Fifteen French exchange students bid "Au Revoir" to Country Day as they prepare to return their home in Colmar, France on Thursday. Nov. 2. The students, along with 15 Country Day students, are participating in CCDS' first international exchange program. Country Day students will visit their exchange partners in March.
During the school day, French students shadowed classes and attended these mini courses designed for them:
English: Deborah Floyd, in keeping with the Halloween season, talked to the students about Edgar Allen Poe's poem, "The Raven," and helped them understand its meaning.
Computer Science: Marcus Twyford had the students do an Hour of Code, the international movement to spark interest in computer science and demystify computer coding. He asked one student to make a sandwich using step-by-step instructions, like one would use for coding. Twyford, who lived in Canada for 20 years, spoke some French to the students.
French: Students fanned out to French classes in all divisions.
Chemistry: Paula Butler taught the students about the effects of changing pressure on different objects, by using a bell jar to create a vacuum and then studying how balloons, suction cups and marshmallows behave under low pressure. They also observed an imploding pop can, using the principles they explored with the bell jar.
Theater: Lisa Bodollo gave the students a tour of Keeler Theater and had them participate in two theater games involving props and improvising short skits.
History: Marygrace Tyrrell reviewed key events in United States history, as they pertained to Cincinnati and France. They discussed German immigration in "Over-the-Rhine," differences in architecture and urban design in Cincinnati and Colmar, and the rise of the right in European and American politics.
At the end of the day, French students met for a conversation with Head of School Tony Jaccaci. Click here for a video of the meeting.
Jaccaci asked them about their experiences here. Among the biggest surprises? The relationships among the CCDS teachers and students. Small class sizes. Americans brush their teeth before breakfast and have larger houses than in France.
Among their favorite experiences? Some of the students went with their hosts to a Bengals football game and Kings Island. They told him that France doesn't have theme parks, and they'd have to go Germany to visit one. Some said they enjoyed getting to know their host families and learning about the culture. Unlike CCDS, the students do not use laptops or tablets throughout the school day, but wish they did.
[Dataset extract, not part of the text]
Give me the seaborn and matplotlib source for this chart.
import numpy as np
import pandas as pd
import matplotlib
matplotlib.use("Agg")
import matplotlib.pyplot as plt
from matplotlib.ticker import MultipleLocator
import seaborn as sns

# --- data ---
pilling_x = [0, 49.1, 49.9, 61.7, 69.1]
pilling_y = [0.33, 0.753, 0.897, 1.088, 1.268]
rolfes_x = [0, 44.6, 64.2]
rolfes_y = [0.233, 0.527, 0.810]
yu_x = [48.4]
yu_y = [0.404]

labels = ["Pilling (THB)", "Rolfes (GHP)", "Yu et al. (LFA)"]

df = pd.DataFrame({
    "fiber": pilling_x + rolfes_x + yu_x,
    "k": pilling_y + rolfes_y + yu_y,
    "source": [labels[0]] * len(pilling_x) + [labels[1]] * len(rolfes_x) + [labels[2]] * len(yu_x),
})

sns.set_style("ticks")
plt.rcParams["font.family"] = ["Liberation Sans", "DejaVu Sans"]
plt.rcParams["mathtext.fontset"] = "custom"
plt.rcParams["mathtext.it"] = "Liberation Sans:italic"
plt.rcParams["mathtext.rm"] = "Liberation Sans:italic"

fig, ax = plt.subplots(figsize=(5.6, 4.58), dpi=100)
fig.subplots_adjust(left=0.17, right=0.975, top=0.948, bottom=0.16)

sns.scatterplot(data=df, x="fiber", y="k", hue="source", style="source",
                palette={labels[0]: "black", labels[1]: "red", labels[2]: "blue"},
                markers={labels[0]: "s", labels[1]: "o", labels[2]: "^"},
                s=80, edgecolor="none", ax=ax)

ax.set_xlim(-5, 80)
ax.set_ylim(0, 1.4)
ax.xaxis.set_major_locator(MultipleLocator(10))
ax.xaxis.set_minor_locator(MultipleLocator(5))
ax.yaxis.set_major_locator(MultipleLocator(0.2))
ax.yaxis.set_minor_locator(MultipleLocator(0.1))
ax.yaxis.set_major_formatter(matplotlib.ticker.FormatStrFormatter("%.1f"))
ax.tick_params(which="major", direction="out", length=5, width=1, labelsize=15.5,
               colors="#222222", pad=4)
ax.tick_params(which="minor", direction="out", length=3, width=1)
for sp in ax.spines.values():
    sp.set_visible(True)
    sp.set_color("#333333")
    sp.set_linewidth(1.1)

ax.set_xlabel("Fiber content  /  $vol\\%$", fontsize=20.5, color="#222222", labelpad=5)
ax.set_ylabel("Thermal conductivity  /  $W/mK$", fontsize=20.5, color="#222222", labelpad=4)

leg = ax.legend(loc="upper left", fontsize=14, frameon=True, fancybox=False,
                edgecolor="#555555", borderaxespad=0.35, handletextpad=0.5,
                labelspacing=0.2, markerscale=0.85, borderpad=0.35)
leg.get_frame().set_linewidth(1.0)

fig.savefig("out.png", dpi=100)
The students got to experience an American Halloween. The seniors accompanied their three senior CCDS partners on the Halloween Walk at the Lower School. They also attend a Halloween costume party in a neighborhood where they could go trick or treating.
Several outings were organized, including field trips to Findlay Market for "A Taste of the World Tour," National Underground Railroad Freedom Center and Rookwood Pottery. Some of the students attended the Upper School play, "You Can't Take it with You."
The French students, who attend St. Andre School in Colmar, arrived Oct. 25 after visiting New York City.
The 15 students who hosted French students here and will now go to France in March are: Seniors Megan Jarrell, Ruth Kramer and Tabitha Kleiner; juniors Molly Briggs, Mary Harten, Nellie Shih, Sean Stewart, Jack Sullivan and Valen Zalants; sophomores Katie Ashwell, Will Beyreis, Brian Butler, Duncan Laird, Anushka Nair and Renee Twyford.